Um perigoso “apartheid”
Pouca gente terá ligado ao apelo consternado do diretor-geral da OMS, quando a 18 de janeiro denunciava o que se passa com a vacinação contra o coronavírus: “Mais de 39 milhões de doses foram inoculadas em 49 países de alto rendimento. Apenas 25 doses foram administradas num só país de baixo rendimento. Não 25 milhões, não 25 mil, mas apenas 25”.
No início de fevereiro, a vacinação no mundo alcançava o pico de 101 milhões de doses administradas em apenas 64 países: o mundo dos chamados “países ricos” atingia a taxa de 4,25 milhões de doses inoculadas por dia, enquanto o restante mundo dos “países pobres” ficava a assistir. Os últimos dados da Bloomberg mostram que os países de maior rendimento per capita integram apenas 16 por cento da população mundial, mas já administraram 65 por cento do total das doses de vacina. Todavia, nenhum dos inúmeros países de baixo rendimento, que abrigam 35 por cento dos seres humanos, conseguiu lançar qualquer campanha de vacinação em massa. Uma coisa é certa: a vacinação em curso veio expor ainda mais a desigualdade gritante que reina no mundo; se o atual rumo não for corrigido, esta pandemia ficará assinalada não apenas pelo afundamento trágico da economia global, com seus efeitos devastadores sobretudo entre os países e sociedades mais pobres, mas por uma enorme “catástrofe moral”: o resultado da guerra pela reserva de doses fez surgir o novo “apartheid das vacinas”, conforme um alerta deixado por cientistas e ativistas de todo o mundo. Insista-se na escandalosa expressividade dos números. Mais de metade dos cerca de 13 biliões de doses de vacinas compradas destinam-se aos países mais ricos, que têm uma população de apenas 1,2 biliões de cidadãos: o Canadá, por exemplo, comprou doses para vacinar cada canadiano 5 vezes, enquanto a Austrália ou o Reino Unido (entre outros quatro países) têm doses para vacinar os seus cidadãos pelo menos duas vezes (incluindo as vacinas ainda não aprovadas).

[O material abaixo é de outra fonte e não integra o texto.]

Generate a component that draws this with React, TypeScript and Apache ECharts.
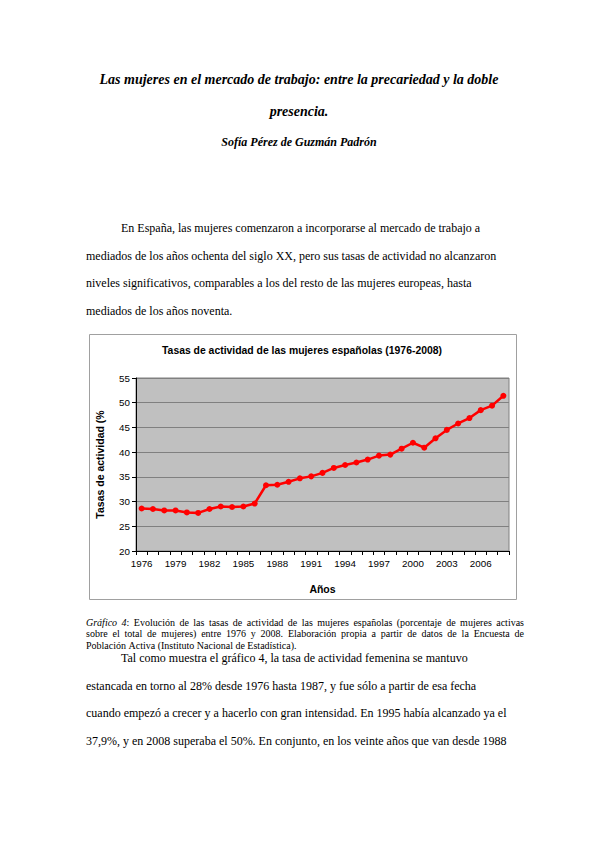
import React, { useEffect, useRef } from 'react';
import * as echarts from 'echarts';

const years = [
  '1976', '1977', '1978', '1979', '1980', '1981', '1982', '1983', '1984', '1985', '1986',
  '1987', '1988', '1989', '1990', '1991', '1992', '1993', '1994', '1995', '1996', '1997',
  '1998', '1999', '2000', '2001', '2002', '2003', '2004', '2005', '2006', '2007', '2008',
];

const tasas = [
  28.6, 28.5, 28.2, 28.2, 27.8, 27.7, 28.5, 29.0, 28.9, 29.0, 29.6,
  33.3, 33.4, 34.0, 34.7, 35.1, 35.8, 36.8, 37.4, 37.9, 38.5, 39.3,
  39.5, 40.7, 41.9, 40.9, 42.8, 44.5, 45.8, 46.9, 48.5, 49.4, 51.4,
];

const titleLines = [
  'Las mujeres en el mercado de trabajo: entre la precariedad y la doble',
  'presencia.',
];
const author = 'Sofía Pérez de Guzmán Padrón';

const paragraph1 = [
  'En España, las mujeres comenzaron a incorporarse al mercado de trabajo a',
  'mediados de los años ochenta del siglo XX, pero sus tasas de actividad no alcanzaron',
  'niveles significativos, comparables a los del resto de las mujeres europeas, hasta',
  'mediados de los años noventa.',
];

// words wrapped in {i|...} are italic
const caption = [
  '{i|Gráfico} {i|4}: Evolución de las tasas de actividad de las mujeres españolas (porcentaje de mujeres activas',
  'sobre el total de mujeres) entre 1976 y 2008. Elaboración propia a partir de datos de la Encuesta de',
  'Población Activa (Instituto Nacional de Estadística).',
];

const paragraph2 = [
  'Tal como muestra el gráfico 4, la tasa de actividad femenina se mantuvo',
  'estancada en torno al 28% desde 1976 hasta 1987, y fue sólo a partir de esa fecha',
  'cuando empezó a crecer y a hacerlo con gran intensidad. En 1995 había alcanzado ya el',
  '37,9%, y en 2008 superaba el 50%. En conjunto, en los veinte años que van desde 1988',
];

const chartTitle = 'Tasas de actividad de las mujeres españolas (1976-2008)';

const serif = '"Liberation Serif", "Times New Roman", serif';
const sans = '"Liberation Sans", Arial, sans-serif';

const bodyLine = (text: string, x: number, y: number) => ({
  type: 'text',
  x,
  y,
  style: {
    text,
    fill: '#000',
    fontFamily: serif,
    fontSize: 12,
    textAlign: 'left',
    textVerticalAlign: 'middle',
  },
});

// width of a word that may contain {i|...} italic parts
const measureWord = (ctx: CanvasRenderingContext2D, word: string, size: number) => {
  let w = 0;
  const parts = word.split(/(\{i\|[^}]*\})/).filter((p) => p);
  parts.forEach((p) => {
    const m = p.match(/^\{i\|([^}]*)\}$/);
    ctx.font = `${m ? 'italic ' : ''}${size}px ${serif}`;
    w += ctx.measureText(m ? m[1] : p).width;
  });
  return w;
};

const captionLine = (ctx: CanvasRenderingContext2D, text: string, x0: number, x1: number, y: number, justify: boolean) => {
  const size = 10;
  const words = text.split(' ');
  const widths = words.map((w) => measureWord(ctx, w, size));
  const total = widths.reduce((a, b) => a + b, 0);
  ctx.font = `${size}px ${serif}`;
  const space = justify && words.length > 1 ? (x1 - x0 - total) / (words.length - 1) : ctx.measureText(' ').width;
  let x = x0;
  return words.map((w, i) => {
    const el = {
      type: 'text',
      x,
      y,
      style: {
        text: w,
        fill: '#000',
        fontFamily: serif,
        fontSize: size,
        textAlign: 'left',
        textVerticalAlign: 'middle',
        rich: { i: { fontFamily: serif, fontSize: size, fontStyle: 'italic' } },
      },
    };
    x += widths[i] + space;
    return el;
  });
};

export default function App() {
  const chartRef = useRef<HTMLDivElement>(null);

  useEffect(() => {
    if (!chartRef.current) return;
    const chart = echarts.init(chartRef.current, undefined, { renderer: 'svg' });
    const ctx = document.createElement('canvas').getContext('2d') as CanvasRenderingContext2D;

    const graphics: any[] = [];

    // heading
    titleLines.forEach((t, i) => {
      graphics.push({
        type: 'text',
        x: 299,
        y: 79 + i * 32,
        style: {
          text: t,
          fill: '#000',
          fontFamily: serif,
          fontSize: 14,
          fontWeight: 'bold',
          fontStyle: 'italic',
          textAlign: 'center',
          textVerticalAlign: 'middle',
        },
      });
    });
    graphics.push({
      type: 'text',
      x: 299,
      y: 142,
      style: {
        text: author,
        fill: '#000',
        fontFamily: serif,
        fontSize: 12,
        fontWeight: 'bold',
        fontStyle: 'italic',
        textAlign: 'center',
        textVerticalAlign: 'middle',
      },
    });

    paragraph1.forEach((t, i) => {
      graphics.push(bodyLine(t, i === 0 ? 121 : 86, 228 + i * 27.6));
    });

    // chart frame
    graphics.push({
      type: 'rect',
      shape: { x: 89.5, y: 334.5, width: 427, height: 265 },
      style: { fill: 'none', stroke: '#a0a0a0', lineWidth: 1 },
    });
    graphics.push({
      type: 'text',
      x: 302,
      y: 350,
      style: {
        text: chartTitle,
        fill: '#000',
        fontFamily: sans,
        fontSize: 10.4,
        fontWeight: 'bold',
        textAlign: 'center',
        textVerticalAlign: 'middle',
      },
    });

    caption.forEach((t, i) => {
      graphics.push(...captionLine(ctx, t, 86, 524, 622 + i * 11.5, i < caption.length - 1));
    });

    paragraph2.forEach((t, i) => {
      graphics.push(bodyLine(t, i === 0 ? 121 : 86, 658 + i * 27.6));
    });

    chart.setOption({
      animation: false,
      backgroundColor: '#fff',
      grid: {
        left: 136,
        top: 378,
        width: 373,
        height: 173,
        show: true,
        backgroundColor: '#c0c0c0',
        borderColor: '#808080',
        borderWidth: 1,
      },
      xAxis: {
        type: 'category',
        data: years,
        boundaryGap: true,
        name: 'Años',
        nameLocation: 'middle',
        nameGap: 32,
        nameTextStyle: { fontFamily: sans, fontSize: 10.5, fontWeight: 'bold', color: '#000' },
        axisLine: { lineStyle: { color: '#000', width: 1 } },
        axisTick: { show: true, interval: 0, length: 4, lineStyle: { color: '#000' } },
        axisLabel: { interval: 2, fontFamily: sans, fontSize: 9.8, color: '#000', margin: 7 },
        splitLine: { show: false },
      },
      yAxis: {
        type: 'value',
        min: 20,
        max: 55,
        interval: 5,
        name: 'Tasas de actividad (%',
        nameLocation: 'middle',
        nameRotate: 90,
        nameGap: 31,
        nameTextStyle: { fontFamily: sans, fontSize: 10.5, fontWeight: 'bold', color: '#000' },
        axisLine: { show: true, lineStyle: { color: '#000', width: 1 } },
        axisTick: { show: true, length: 4, lineStyle: { color: '#000' } },
        axisLabel: { fontFamily: sans, fontSize: 9.8, color: '#000', margin: 6 },
        splitLine: { show: true, lineStyle: { color: '#808080', width: 1 } },
      },
      series: [
        {
          type: 'line',
          data: tasas,
          color: '#ff0000',
          symbol: 'circle',
          symbolSize: 6,
          lineStyle: { color: '#ff0000', width: 2.5 },
          itemStyle: { color: '#ff0000' },
        },
      ],
      graphic: graphics,
    });

    return () => {
      chart.dispose();
    };
  }, []);

  return (
    <div
      ref={chartRef}
      style={{ position: 'absolute', left: 0, top: 0, width: '599px', height: '848px', background: '#fff' }}
    />
  );
}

Mas é nos países ricos que começam a ouvir-se proclamações contra esta pandemia da desigualdade: ninguém está a salvo até que todos estejam a salvo! As enormes falhas na cobertura mundial da vacinação podem ocasionar a perda de mais de 100 biliões de dólares por ano em países ricos que têm acordos globais: a desaceleração económica dos países mais pobres, originada pela pandemia, terá um efeito cascata em todo o mundo, que vai reverter no afundamento global causado pela lógica pandémica. O vírus não tem fronteiras e se não for combatido globalmente, continuará a circular desenvolvendo novas variantes (mais letais e resistentes às vacinas) que retornarão aos países ricos: um efeito boomerang que nenhuma carteira recheada conseguirá evitar. Como alertaram especialistas em sessão recente da OCDE, o acesso equitativo a vacinas é fundamental para uma recuperação global — tanto da crise sanitária como da economia. O FMI estima que, até 2025, a economia mundial possa perder 9,2 biliões de dólares se os países pobres não tiverem mais vacinação; e metade dessa quantia será perdida pelas economias desenvolvidas. Então, o problema maior é que o risco não só permanece como se multiplica: ao adiar a vacinação dos mais pobres, é a duração da pandemia que aumenta, dando espaço ao vírus para se espalhar e sofrer mutações. O nacionalismo das vacinas só ajuda o vírus. Isto anda tudo ligado. No mundo da realpolitik, o nacional é global: o debate não é sobre altruísmo, mas acerca da sobrevivência.